French President Emmanuel Macron offered his congratulations: "Duflo's magnificent Nobel Prize is a reminder that French economists are currently among the best in the world and shows that research in that field can have concrete impact on human welfare."

Much of the discussion related to the prize shared by Duflo and her co-laureates focused on their influential use of randomized controlled trials in designing their experiments. Summarizing the research approach which she had utilized along with Banerjee and Kremer, Duflo said simply, "Our goal is to make sure that the fight against poverty is based on scientific evidence."

Duflo came under criticism from the Bharatiya Janata Party, a Hindu nationalist party currently in power in India, due to the party's displeasure over her husband Abhijit Banerjee achieving the Nobel Prize. Many within the party derogatorily commented that Banerjee had been preferred by the Nobel committee over other Hindu academicians, due to him marrying a white European woman (viz Duflo), which was in violation of the Hindu preference for endogamy.

===Other awards===
- Duflo was awarded the Elaine Bennett Research Prize by the American Economic Association in 2002, which honours a female economist under 40 who has made outstanding contributions in any field of economic research.
- In 2005, the think tank Cercle des économistes awarded her the Best Young French Economist prize.
- In 2008, The Economist listed Duflo as one of the top eight young economists in the world.
- In May 2008, the American magazine Foreign Policy named her as one of the top 100 public intellectuals in the world.
- In 2009, she was named a MacArthur Foundation Fellow, otherwise known as a "genius" grant.
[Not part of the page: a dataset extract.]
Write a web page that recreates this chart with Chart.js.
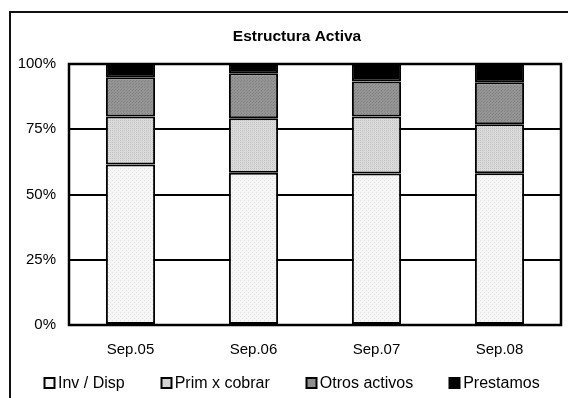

She is also a fellow of the American Academy of Arts and Sciences since 2009. Also in 2009, she was selected as the first recipient of the Calvó-Armengol International Prize, which awarded every two years to a top researcher in Economics or the social sciences aged 40 or younger for contributions to the theory and comprehension of the mechanisms of social interaction.
- She is a recipient of the 2010 John Bates Clark Medal for economists under 40 who have made the most significant contribution to economic thought and knowledge. In the autumn of 2010, she was named to Fortune magazine's 40 Under 40 list. She received her (first) honorary doctorate from the Université catholique de Louvain, on 2 February 2010.
- In 2010, Foreign Policy again named her to its list of top 100 global thinkers.
- She was named one of Time magazine's 100 most influential people in the world in April 2011.
- In 2012, Duflo was picked by Foreign Policy magazine as one of its Top 100 Global Thinkers.
- She shared the 2012 Gerald Loeb Award Honorable Mention for Business Book for Poor Economics with co-author Abhijit Banerjee.
- In 2013, Duflo was awarded the Dan David Prize for her contribution to the advancement of "Preventive Medicine"
- In November 2013, she was honoured as an Officer of the French Order of Merit.
- She received the John von Neumann Award by Rajk László College for Advanced Studies in December 2013.
- In 2014, she won the Infosys Prize in Social Science-Economics for leading "a major shift in development economics".
- She received the 2015 Princess of Asturias Social Sciences award in Spain.
- In 2015, she received the A.SK Social Sciences Award from the WZB Berlin Social Science Center, one of the world's largest awards in the social sciences, which is endowed with US$200,000.
- On 8 November 2019, she received an honorary doctorate from Erasmus University Rotterdam.
- In 2022, Duflo and Abhijit Banerjee received the Golden Plate Award of the American Academy of Achievement.

===National honours===
- Commandeur of the Legion of Honour (2020).
- Officier of the National Order of Merit (2013).